• DATASET EXCERPTS
········

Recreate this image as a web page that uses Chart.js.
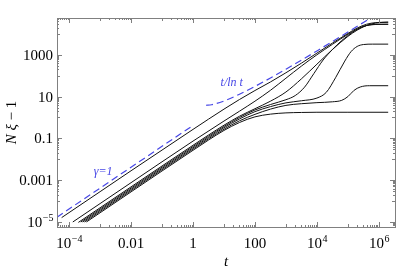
<!DOCTYPE html>
<html>
<head>
<meta charset="utf-8">
<script src="https://cdn.jsdelivr.net/npm/chart.js@4.4.1/dist/chart.umd.min.js"></script>
<style>
  html, body { margin: 0; background: #fff; }
</style>
</head>
<body>
<canvas id="chart" width="399" height="271"></canvas>
<script>
// values, kept as log10 exponents (t, N xi - 1)
const tA = [-4.24, -3, -2, -1, 0, 1, 1.5, 2, 2.5, 3, 3.5, 4, 4.5, 5, 5.3, 5.6, 5.9, 6.3];
const yA = [-4.79, -3.55, -2.55, -1.56, -0.57, 0.40, 0.86, 1.29, 1.70, 2.14, 2.60, 3.08, 3.56, 4.02, 4.28, 4.46, 4.54, 4.56];
const tB = [-3.88, -3, -2, -1, 0, 1, 1.5, 2, 2.5, 3, 3.5, 4, 4.5, 5, 5.3, 5.6, 5.9, 6.3];
const yB = [-5.0, -4.12, -3.12, -2.12, -1.13, -0.17, 0.3, 0.78, 1.3, 1.88, 2.46, 3.0, 3.5, 3.98, 4.23, 4.4, 4.45, 4.46];
const tC = [-3.7, -3, -2, -1, 0, 0.5, 1, 1.5, 2, 2.5, 3, 3.5, 4, 4.5, 5, 5.3, 5.6, 5.9, 6.3];
const yC = [-5.02, -4.32, -3.32, -2.32, -1.33, -0.84, -0.37, 0.06, 0.42, 0.78, 1.22, 1.85, 2.55, 3.25, 3.88, 4.18, 4.4, 4.52, 4.56];
const tD = [-3.62, -3, -2, -1, 0, 0.5, 1, 1.5, 2, 2.5, 3, 3.3, 3.6, 3.9, 4.2, 4.5, 4.8, 5.1, 5.4, 5.7, 6.0, 6.3];
const yD = [-5.0, -4.38, -3.38, -2.38, -1.39, -0.9, -0.43, 0.0, 0.36, 0.62, 0.85, 1.05, 1.45, 2.1, 2.75, 3.25, 3.68, 4.03, 4.3, 4.43, 4.46, 4.46];
const tE = [-3.56, -3, -2, -1, 0, 0.5, 1, 1.5, 2, 2.5, 3, 3.5, 4, 4.3, 4.6, 4.9, 5.1, 5.3, 5.5, 5.8, 6.3];
const yE = [-5.0, -4.44, -3.44, -2.44, -1.45, -0.96, -0.49, -0.07, 0.28, 0.52, 0.7, 0.8, 0.93, 1.2, 1.9, 2.7, 3.15, 3.4, 3.49, 3.51, 3.51];
const tF = [-3.5, -3, -2, -1, 0, 0.5, 1, 1.5, 2, 2.5, 3, 3.5, 4, 4.5, 4.8, 5.0, 5.2, 5.4, 5.7, 6.3];
const yF = [-5.0, -4.5, -3.5, -2.5, -1.51, -1.02, -0.56, -0.16, 0.15, 0.4, 0.58, 0.66, 0.71, 0.75, 0.82, 1.0, 1.3, 1.46, 1.52, 1.52];
const tG = [-3.44, -3, -2, -1, 0, 0.5, 1, 1.5, 2, 2.5, 3, 3.5, 4, 5, 6.3];
const yG = [-5.0, -4.56, -3.56, -2.56, -1.57, -1.08, -0.62, -0.24, 0.03, 0.16, 0.22, 0.24, 0.25, 0.25, 0.25];

// blue dashed guides
const tGamma = [-4.39, 0];
const yGamma = [-4.77, -0.38];
const tLn = [0.42, 0.6, 1, 1.5, 2, 2.5, 3, 3.5, 4, 4.5, 5, 5.5, 5.85];
const yLn = [0.585, 0.61, 0.788, 1.112, 1.487, 1.89, 2.311, 2.744, 3.186, 3.635, 4.089, 4.548, 4.87];

// axes
const xRange = [-4.39, 6.52];
const yRange = [-5.24, 4.76];
const xLabelExp = [-4, -2, 0, 2, 4, 6];
const xLabels = ["10|-4", "0.01", "1", "100", "10|4", "10|6"];
const yLabelExp = [-5, -3, -1, 1, 3];
const yLabels = ["10|-5", "0.001", "0.1", "10", "1000"];
const xMinorDecades = [-5, -3, -1, 1, 3, 5];
const yMinorDecades = [-6, -4, -2, 0, 2, 4];

const blue = "#4646e6";
const serif = '"Liberation Serif", "DejaVu Serif", serif';

const pts = (ts, ys) => ts.map((t, i) => ({ x: 10 ** t, y: 10 ** ys[i] }));

const blackCurves = [[tA, yA], [tB, yB], [tC, yC], [tD, yD], [tE, yE], [tF, yF], [tG, yG]];

const datasets = blackCurves.map(([ts, ys]) => ({
  data: pts(ts, ys),
  borderColor: "#111",
  borderWidth: 1,
  pointRadius: 0,
  cubicInterpolationMode: "monotone",
}));
datasets.push(
  {
    data: pts(tGamma, yGamma),
    borderColor: blue,
    borderWidth: 1.2,
    borderDash: [7, 4],
    pointRadius: 0,
  },
  {
    data: pts(tLn, yLn),
    borderColor: blue,
    borderWidth: 1.2,
    borderDash: [7, 4],
    pointRadius: 0,
    cubicInterpolationMode: "monotone",
  }
);

// draws a label like "10|-4" as 10 with a superscript
function drawSupLabel(ctx, text, x, y, align) {
  const [base, sup] = text.split("|");
  ctx.font = "15px " + serif;
  const wb = ctx.measureText(base).width;
  let ws = 0;
  if (sup) {
    ctx.font = "10px " + serif;
    ws = ctx.measureText(sup.replace("-", "\u2212")).width;
  }
  const w = wb + ws;
  let x0 = align === "right" ? x - w : x - w / 2;
  ctx.textAlign = "left";
  ctx.font = "15px " + serif;
  ctx.fillText(base, x0, y);
  if (sup) {
    ctx.font = "10px " + serif;
    ctx.fillText(sup.replace("-", "\u2212"), x0 + wb + 0.5, y - 6);
  }
}

const frameTicks = {
  id: "frameTicks",
  afterDraw(chart) {
    const { ctx, chartArea: a, scales } = chart;
    const xs = scales.x, ys = scales.y;
    ctx.save();
    ctx.strokeStyle = "#808080";
    ctx.lineWidth = 1;
    ctx.strokeRect(Math.round(a.left) + 0.5, Math.round(a.top) + 0.5,
      Math.round(a.right - a.left), Math.round(a.bottom - a.top));

    const seg = (x1, y1, x2, y2) => {
      ctx.beginPath();
      ctx.moveTo(x1, y1);
      ctx.lineTo(x2, y2);
      ctx.stroke();
    };
    const xTick = (v, len) => {
      const p = Math.round(xs.getPixelForValue(v)) + 0.5;
      if (p < a.left || p > a.right) return;
      seg(p, a.bottom, p, a.bottom - len);
      seg(p, a.top, p, a.top + len);
    };
    const yTick = (v, len) => {
      const p = Math.round(ys.getPixelForValue(v)) + 0.5;
      if (p < a.top || p > a.bottom) return;
      seg(a.left, p, a.left + len, p);
      seg(a.right, p, a.right - len, p);
    };
    xLabelExp.forEach((e) => xTick(10 ** e, 5));
    yLabelExp.forEach((e) => yTick(10 ** e, 5));
    xMinorDecades.forEach((d) => {
      for (let k = 1; k <= 9; k++) xTick(k * 10 ** d, k === 1 ? 3 : 2);
    });
    yMinorDecades.forEach((d) => {
      for (let k = 1; k <= 9; k++) yTick(k * 10 ** d, k === 1 ? 3 : 2);
    });

    // tick labels
    ctx.fillStyle = "#000";
    ctx.textBaseline = "alphabetic";
    xLabelExp.forEach((e, i) => {
      drawSupLabel(ctx, xLabels[i], xs.getPixelForValue(10 ** e), a.bottom + 21, "center");
    });
    yLabelExp.forEach((e, i) => {
      drawSupLabel(ctx, yLabels[i], a.left - 4, ys.getPixelForValue(10 ** e) + 5, "right");
    });

    // axis titles
    ctx.font = "italic 15px " + serif;
    ctx.textAlign = "center";
    ctx.fillText("t", (a.left + a.right) / 2, 266);
    ctx.save();
    ctx.translate(16, (a.top + a.bottom) / 2);
    ctx.rotate(-Math.PI / 2);
    ctx.textAlign = "left";
    const p1 = "N \u03be ";
    const p2 = "\u2212 1";
    ctx.font = "italic 15px " + serif;
    const w1 = ctx.measureText(p1).width;
    ctx.font = "15px " + serif;
    const w2 = ctx.measureText(p2).width;
    ctx.font = "italic 15px " + serif;
    ctx.fillText(p1, -(w1 + w2) / 2, 0);
    ctx.font = "15px " + serif;
    ctx.fillText(p2, -(w1 + w2) / 2 + w1, 0);
    ctx.restore();

    // curve labels
    ctx.fillStyle = blue;
    ctx.font = "italic 12px " + serif;
    ctx.textAlign = "center";
    ctx.fillText("\u03b3=1", xs.getPixelForValue(10 ** -2.9), ys.getPixelForValue(10 ** -2.75));
    ctx.fillText("t/ln t", xs.getPixelForValue(10 ** 1.25), ys.getPixelForValue(10 ** 1.5));
    ctx.restore();
  },
};

new Chart(document.getElementById("chart"), {
  type: "line",
  data: { datasets },
  options: {
    responsive: false,
    animation: false,
    layout: { padding: { left: 57, right: 4, top: 18, bottom: 44 } },
    plugins: { legend: { display: false }, tooltip: { enabled: false } },
    scales: {
      x: { type: "logarithmic", display: false, min: 10 ** xRange[0], max: 10 ** xRange[1] },
      y: { type: "logarithmic", display: false, min: 10 ** yRange[0], max: 10 ** yRange[1] },
    },
  },
  plugins: [frameTicks],
});
</script>
</body>
</html>
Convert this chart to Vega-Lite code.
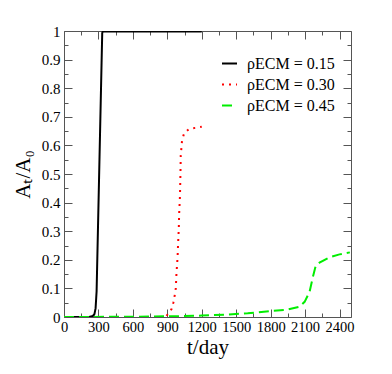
{
  "$schema": "https://vega.github.io/schema/vega-lite/v6.json",
  "width": 287,
  "height": 286,
  "autosize": "none",
  "padding": {"left": 64, "top": 31, "right": 41, "bottom": 57},
  "background": "white",
  "config": {
    "font": "Liberation Serif",
    "view": {"stroke": null},
    "axis": {"grid": false, "domainColor": "#555", "tickColor": "#555", "labelColor": "black", "titleColor": "black", "labelFont": "Liberation Serif", "titleFont": "Liberation Serif", "titleFontWeight": "normal"},
    "legend": {"labelFont": "Liberation Serif"}
  },
  "data": {
    "values": [
      {"t": 0, "v": 0, "rho": "0.15"},
      {"t": 220, "v": 0, "rho": "0.15"},
      {"t": 250, "v": 0.003, "rho": "0.15"},
      {"t": 265, "v": 0.01, "rho": "0.15"},
      {"t": 275, "v": 0.03, "rho": "0.15"},
      {"t": 284, "v": 0.09, "rho": "0.15"},
      {"t": 333, "v": 0.993, "rho": "0.15"},
      {"t": 337, "v": 0.998, "rho": "0.15"},
      {"t": 1200, "v": 0.998, "rho": "0.15"},

      {"t": 893, "v": 0.004, "rho": "0.30"},
      {"t": 936, "v": 0.027, "rho": "0.30"},
      {"t": 953, "v": 0.051, "rho": "0.30"},
      {"t": 966, "v": 0.079, "rho": "0.30"},
      {"t": 974, "v": 0.101, "rho": "0.30"},
      {"t": 980, "v": 0.155, "rho": "0.30"},
      {"t": 989, "v": 0.206, "rho": "0.30"},
      {"t": 994, "v": 0.258, "rho": "0.30"},
      {"t": 1000, "v": 0.31, "rho": "0.30"},
      {"t": 1003, "v": 0.36, "rho": "0.30"},
      {"t": 1009, "v": 0.412, "rho": "0.30"},
      {"t": 1011, "v": 0.438, "rho": "0.30"},
      {"t": 1015, "v": 0.514, "rho": "0.30"},
      {"t": 1017, "v": 0.566, "rho": "0.30"},
      {"t": 1023, "v": 0.592, "rho": "0.30"},
      {"t": 1028, "v": 0.616, "rho": "0.30"},
      {"t": 1046, "v": 0.642, "rho": "0.30"},
      {"t": 1090, "v": 0.658, "rho": "0.30"},
      {"t": 1154, "v": 0.662, "rho": "0.30"},
      {"t": 1200, "v": 0.665, "rho": "0.30"},

      {"t": 0, "v": 0.0, "rho": "0.45"},
      {"t": 600, "v": 0.001, "rho": "0.45"},
      {"t": 1000, "v": 0.003, "rho": "0.45"},
      {"t": 1200, "v": 0.005, "rho": "0.45"},
      {"t": 1400, "v": 0.008, "rho": "0.45"},
      {"t": 1600, "v": 0.013, "rho": "0.45"},
      {"t": 1800, "v": 0.021, "rho": "0.45"},
      {"t": 1937, "v": 0.025, "rho": "0.45"},
      {"t": 2052, "v": 0.036, "rho": "0.45"},
      {"t": 2096, "v": 0.053, "rho": "0.45"},
      {"t": 2139, "v": 0.088, "rho": "0.45"},
      {"t": 2168, "v": 0.14, "rho": "0.45"},
      {"t": 2191, "v": 0.176, "rho": "0.45"},
      {"t": 2226, "v": 0.19, "rho": "0.45"},
      {"t": 2313, "v": 0.209, "rho": "0.45"},
      {"t": 2400, "v": 0.219, "rho": "0.45"},
      {"t": 2490, "v": 0.226, "rho": "0.45"}
    ]
  },
  "resolve": {"axis": {"x": "independent", "y": "independent"}},
  "layer": [
    {
      "mark": {"type": "line", "strokeWidth": 2, "clip": true},
      "encoding": {
        "x": {"field": "t", "type": "quantitative", "scale": {"domain": [0, 2500], "nice": false},
          "axis": {"orient": "bottom", "values": [0, 300, 600, 900, 1200, 1500, 1800, 2100, 2400], "format": "d", "tickSize": -8, "labelPadding": 11, "labelFontSize": 14.5, "labelFont": "Liberation Serif", "labelFlush": false, "labelOverlap": false, "title": "t/day", "titleFont": "Liberation Serif", "titleFontSize": 21, "titlePadding": 3}},
        "y": {"field": "v", "type": "quantitative", "scale": {"domain": [0, 1], "nice": false},
          "axis": {"orient": "left", "values": [0, 0.1, 0.2, 0.3, 0.4, 0.5, 0.6, 0.7, 0.8, 0.9, 1], "format": ".1~f", "tickSize": -8, "labelPadding": 12, "labelFontSize": 15, "labelFont": "Liberation Serif", "labelFlush": false, "labelOverlap": false, "title": "Aₜ/A₀", "titleFont": "Liberation Serif", "titleFontSize": 21, "titlePadding": 8}},
        "color": {"field": "rho", "type": "nominal", "scale": {"domain": ["0.15", "0.30", "0.45"], "range": ["#000000", "#ff0000", "#00ee00"]},
          "legend": {"orient": "none", "legendX": 157, "legendY": 24, "title": null, "symbolType": "stroke", "symbolSize": 225, "symbolStrokeWidth": 2, "labelFontSize": 16, "labelFont": "Liberation Serif", "rowPadding": 4, "labelOffset": 9, "labelExpr": "'ρECM = ' + datum.label"}},
        "strokeDash": {"field": "rho", "type": "nominal", "scale": {"domain": ["0.15", "0.30", "0.45"], "range": [[1, 0], [2, 5], [10, 5]]}, "legend": null}
      }
    },
    {
      "mark": {"type": "point", "opacity": 0},
      "encoding": {
        "x": {"field": "t", "type": "quantitative", "axis": {"orient": "top", "values": [0, 300, 600, 900, 1200, 1500, 1800, 2100, 2400], "tickSize": -8, "labels": false, "title": null}},
        "y": {"field": "v", "type": "quantitative", "axis": {"orient": "right", "values": [0, 0.1, 0.2, 0.3, 0.4, 0.5, 0.6, 0.7, 0.8, 0.9, 1], "tickSize": -8, "labels": false, "title": null}}
      }
    },
    {
      "mark": {"type": "point", "opacity": 0},
      "encoding": {
        "x": {"field": "t", "type": "quantitative", "axis": {"orient": "bottom", "values": [150, 450, 750, 1050, 1350, 1650, 1950, 2250], "tickSize": -4, "labels": false, "domain": false, "title": null}},
        "y": {"field": "v", "type": "quantitative", "axis": {"orient": "left", "values": [0.05, 0.15, 0.25, 0.35, 0.45, 0.55, 0.65, 0.75, 0.85, 0.95], "tickSize": -4, "labels": false, "domain": false, "title": null}}
      }
    },
    {
      "mark": {"type": "point", "opacity": 0},
      "encoding": {
        "x": {"field": "t", "type": "quantitative", "axis": {"orient": "top", "values": [150, 450, 750, 1050, 1350, 1650, 1950, 2250], "tickSize": -4, "labels": false, "domain": false, "title": null}},
        "y": {"field": "v", "type": "quantitative", "axis": {"orient": "right", "values": [0.05, 0.15, 0.25, 0.35, 0.45, 0.55, 0.65, 0.75, 0.85, 0.95], "tickSize": -4, "labels": false, "domain": false, "title": null}}
      }
    }
  ]
}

········

• REQUEST
Report each line of the material above where the word "this" appears.

• WRITTEN ANSWER
Recreate this image as a web page that uses Chart.js.
Convert this chart to Vega-Lite code.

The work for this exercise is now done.